Tuesday, 23 July 2013

Sydney-Melbourne

Happily back in Tin Can 2, which is not as nice as Tin Can 1 we have realised, Frenchie and I set off down the south east coast towards Melbourne. We only had three hours of driving to do, but this turned into four somehow, including a friendly stop by a policeman who unceremoniously shoved a breathalyser into Frenchie's face and almost fined him when I explained that he doesn't really drink. In Australia, this is a crime, but they let us off with a friendly reminder that the speed limit in a national park is zero mph because of the abundance of wildlife, and we continued on to our destination of Green Patch, Booderee National Park, Jervis Bay, which - slightly disappointingly - is completely deserted, untouched and looks like this:



Ugh. Life is so hard.  That rock, for example, has absolutely no respect for personal space. 

Only joking. After running around yelling, 'THIS IS BEAUTIFUL!  THIS IS BEAUTIFUL!', we decided to stay the night, despite the fact that there was no wifi or electricity.  What it did have was the grave of a girl named Harriet Parker who, in the 1800s was 'accidentally' shot by her friend Kate in an isolated lodge house nine miles from anything or anyone else. Creepy. 

So we had ghost stories, night time possums, kangaroos, wallabies and morning kookaburras for entertainment, and for food, we had the option of swish flat top BBQ in pitch darkness, or doubtful wood BBQ in the moonlight next to Harriet's grave. Frenchie assured me that he had spent many years as a member of a fascist Vichy Boy Scout group, and had learnt lots of things, including why the French are the supreme race, why intermarriage with foreigners is as good as treason and results in banishment to the colonies, and how to cook on a wood burning BBQ whilst evading food poisoning. Our steak, eggs, sausages and tea efforts were rewarded by the park rangers with two Camp Cooking badges for our sashes. I also earned my Transform the Tin Can badge (Frenchie got his between Brisbane and Sydney) and will be working on my Sunbathing badge, which is a challenge because despite the deceptive brightness of the pictures, it's actually quite chilly and I'm not sure how much of a tan you can get with leggings and a hoodie over your bikini. Both of us wimped out of our Bathe in the Bay badge because the water was really cold, but we did get up to hip height before both screaming like little girls and running back onto the beach. 

We then drove on to Tuross Head, and we weren't really expecting much but we were greeted with a beautiful moonlit beach and in the morning Frenchie made me breakfast (because my life is PERFECT) and we sat on the sand and watched the waves and ate sausages and eggs and all was right with the world. We then did adventure beach/lake shore walking over rocks and collected shells and hung out with sea birds and dreamed of coffee at the end of our adventure but found that Tuross Head is a ghost town in winter and everything is closed and there are no people to be seen other than an obese, toothless fisherman and his big dog... 

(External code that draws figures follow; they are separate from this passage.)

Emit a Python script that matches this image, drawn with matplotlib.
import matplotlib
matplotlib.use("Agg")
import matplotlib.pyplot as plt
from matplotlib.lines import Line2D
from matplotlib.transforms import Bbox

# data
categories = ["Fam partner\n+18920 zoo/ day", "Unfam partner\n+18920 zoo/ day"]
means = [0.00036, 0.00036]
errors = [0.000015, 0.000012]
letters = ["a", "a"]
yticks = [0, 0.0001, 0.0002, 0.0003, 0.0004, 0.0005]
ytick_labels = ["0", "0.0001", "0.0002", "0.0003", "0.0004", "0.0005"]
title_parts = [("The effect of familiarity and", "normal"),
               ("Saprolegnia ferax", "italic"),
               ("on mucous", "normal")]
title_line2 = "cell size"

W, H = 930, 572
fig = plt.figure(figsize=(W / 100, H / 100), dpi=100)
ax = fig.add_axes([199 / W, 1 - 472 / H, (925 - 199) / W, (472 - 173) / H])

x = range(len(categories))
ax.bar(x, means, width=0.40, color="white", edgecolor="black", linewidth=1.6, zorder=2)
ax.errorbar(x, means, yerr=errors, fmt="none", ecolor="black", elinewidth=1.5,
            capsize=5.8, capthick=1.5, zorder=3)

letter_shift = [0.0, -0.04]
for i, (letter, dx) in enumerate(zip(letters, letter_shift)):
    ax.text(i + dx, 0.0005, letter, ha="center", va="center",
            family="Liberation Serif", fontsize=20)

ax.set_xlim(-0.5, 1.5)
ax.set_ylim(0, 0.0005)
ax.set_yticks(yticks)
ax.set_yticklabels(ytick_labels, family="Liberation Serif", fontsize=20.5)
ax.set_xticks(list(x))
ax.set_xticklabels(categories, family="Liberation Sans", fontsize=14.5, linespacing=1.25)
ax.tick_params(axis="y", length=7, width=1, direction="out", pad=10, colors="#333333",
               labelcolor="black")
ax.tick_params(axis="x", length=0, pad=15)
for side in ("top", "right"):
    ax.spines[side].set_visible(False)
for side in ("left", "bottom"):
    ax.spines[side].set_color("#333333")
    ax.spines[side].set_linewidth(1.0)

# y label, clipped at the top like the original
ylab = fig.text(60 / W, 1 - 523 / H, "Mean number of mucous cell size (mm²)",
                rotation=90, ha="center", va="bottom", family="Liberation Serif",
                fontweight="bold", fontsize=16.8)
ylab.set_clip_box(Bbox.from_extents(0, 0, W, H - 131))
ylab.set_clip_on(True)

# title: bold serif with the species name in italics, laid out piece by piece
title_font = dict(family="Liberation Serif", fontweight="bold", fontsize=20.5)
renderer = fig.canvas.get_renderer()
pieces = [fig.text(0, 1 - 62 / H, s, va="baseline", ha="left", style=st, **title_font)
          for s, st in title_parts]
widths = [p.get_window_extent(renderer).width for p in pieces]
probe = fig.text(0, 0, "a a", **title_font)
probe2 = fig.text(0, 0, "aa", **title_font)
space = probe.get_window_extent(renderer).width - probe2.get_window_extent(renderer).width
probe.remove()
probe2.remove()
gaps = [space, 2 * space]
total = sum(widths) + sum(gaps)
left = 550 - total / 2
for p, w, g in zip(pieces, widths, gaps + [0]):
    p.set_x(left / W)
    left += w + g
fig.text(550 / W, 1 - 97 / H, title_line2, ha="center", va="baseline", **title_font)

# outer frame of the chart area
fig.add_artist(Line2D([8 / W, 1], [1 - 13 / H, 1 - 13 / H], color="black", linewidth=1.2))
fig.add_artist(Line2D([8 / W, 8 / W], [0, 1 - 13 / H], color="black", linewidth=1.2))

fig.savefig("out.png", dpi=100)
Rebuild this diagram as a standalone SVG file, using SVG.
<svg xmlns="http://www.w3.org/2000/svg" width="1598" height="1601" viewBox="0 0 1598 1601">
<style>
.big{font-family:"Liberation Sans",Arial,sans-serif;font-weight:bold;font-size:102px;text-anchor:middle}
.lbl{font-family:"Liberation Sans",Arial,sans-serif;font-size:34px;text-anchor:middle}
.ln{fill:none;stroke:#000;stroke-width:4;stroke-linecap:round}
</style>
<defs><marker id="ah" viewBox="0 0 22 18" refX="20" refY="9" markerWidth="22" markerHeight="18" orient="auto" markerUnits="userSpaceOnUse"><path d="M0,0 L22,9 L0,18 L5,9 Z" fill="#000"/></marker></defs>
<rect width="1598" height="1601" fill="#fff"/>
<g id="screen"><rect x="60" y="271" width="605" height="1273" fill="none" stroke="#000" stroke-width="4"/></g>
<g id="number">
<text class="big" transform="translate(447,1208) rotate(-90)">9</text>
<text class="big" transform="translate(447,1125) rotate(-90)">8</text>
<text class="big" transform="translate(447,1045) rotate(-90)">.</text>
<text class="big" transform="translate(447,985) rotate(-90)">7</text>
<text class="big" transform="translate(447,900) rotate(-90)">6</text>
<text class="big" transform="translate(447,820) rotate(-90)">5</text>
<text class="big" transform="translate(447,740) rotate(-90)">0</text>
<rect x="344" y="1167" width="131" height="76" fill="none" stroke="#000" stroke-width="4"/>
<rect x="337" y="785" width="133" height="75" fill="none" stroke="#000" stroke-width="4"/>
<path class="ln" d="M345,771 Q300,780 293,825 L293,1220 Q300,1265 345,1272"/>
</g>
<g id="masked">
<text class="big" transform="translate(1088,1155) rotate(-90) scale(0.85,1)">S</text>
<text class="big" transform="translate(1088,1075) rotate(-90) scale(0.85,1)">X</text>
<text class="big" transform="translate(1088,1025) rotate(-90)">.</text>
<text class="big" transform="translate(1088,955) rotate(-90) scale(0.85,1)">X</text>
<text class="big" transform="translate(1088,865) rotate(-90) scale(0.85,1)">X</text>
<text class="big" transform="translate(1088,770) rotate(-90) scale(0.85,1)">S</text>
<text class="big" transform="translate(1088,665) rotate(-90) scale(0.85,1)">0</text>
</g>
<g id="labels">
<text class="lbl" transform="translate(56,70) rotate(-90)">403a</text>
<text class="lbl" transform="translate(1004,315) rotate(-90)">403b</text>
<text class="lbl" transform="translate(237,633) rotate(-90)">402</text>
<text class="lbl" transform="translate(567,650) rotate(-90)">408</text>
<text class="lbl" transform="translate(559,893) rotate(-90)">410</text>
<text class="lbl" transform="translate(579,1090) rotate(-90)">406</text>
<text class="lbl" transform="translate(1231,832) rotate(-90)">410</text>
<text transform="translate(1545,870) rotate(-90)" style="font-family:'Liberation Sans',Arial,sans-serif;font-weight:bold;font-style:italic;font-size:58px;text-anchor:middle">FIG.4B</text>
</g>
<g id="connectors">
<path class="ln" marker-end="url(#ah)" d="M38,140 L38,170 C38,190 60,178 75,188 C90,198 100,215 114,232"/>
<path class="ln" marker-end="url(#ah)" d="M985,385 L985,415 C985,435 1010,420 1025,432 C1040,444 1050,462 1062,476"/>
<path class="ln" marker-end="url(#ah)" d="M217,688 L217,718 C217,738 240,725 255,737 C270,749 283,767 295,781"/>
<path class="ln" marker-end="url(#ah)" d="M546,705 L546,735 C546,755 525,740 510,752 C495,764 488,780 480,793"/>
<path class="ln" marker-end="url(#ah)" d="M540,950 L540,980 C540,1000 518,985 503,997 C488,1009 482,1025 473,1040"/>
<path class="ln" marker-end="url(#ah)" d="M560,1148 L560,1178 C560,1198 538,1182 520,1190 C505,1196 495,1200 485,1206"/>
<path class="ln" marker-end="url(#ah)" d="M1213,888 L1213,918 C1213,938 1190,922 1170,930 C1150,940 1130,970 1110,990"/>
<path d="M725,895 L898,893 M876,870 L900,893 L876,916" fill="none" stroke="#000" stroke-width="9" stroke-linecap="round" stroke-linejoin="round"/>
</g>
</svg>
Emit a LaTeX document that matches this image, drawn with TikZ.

So we drove down to Eden through some very pretty countryside and stopped briefly for some coffee and a wedding magazine (gross disapproval from Frenchie) and arrived at yet another beautiful beach-lake campsite with slightly sinister undertones what with there being a graveyard next door and black swans on the lake. Although I am glossing over, slightly, these drives, they have been very entertaining. We have played lots of 'imagine we lived in that house/farm/ranch' and I have taught Frenchie to sing in the round since the radio doesn't work, and after three days he has mastered the words to 'kookaburra sits in the old gum tree' but cannot manage 'seek ye first' and so just sings 'hallelujah' to all the lines. He enjoys making up his own patriotic lyrics to 'London's burning' which included 'British dying, British dying!  Fire fire!  Fire fire!  French are laughing, French are laughing!'  He also insists on making up his own tune to 'gonna lay down my sword and shield', so this isn't working, currently, either. 

In Eden, we'd missed the whales, so instead we went for a walk through the national park of failed Victorian entrepreneur, Ben Boyd, lunched at yet another beautiful private beach and then headed down to Melbourne via a nowhere town called Paynesville. What we noticed on these last two days' driving was the whole lot of nothingness that exists between Eden and Melbourne. We drove for a very, very long time without seeing very much at all, and when we did pull into a petrol station in towns with population 200, the isolation was evident from the $5 they were charging for coffee. I guess it takes a lot of petrol and a truck driver's wage to get coffee beans into the middle of nowhere. 

Pictures to be added later when we (possibly) get some convenient Internet access!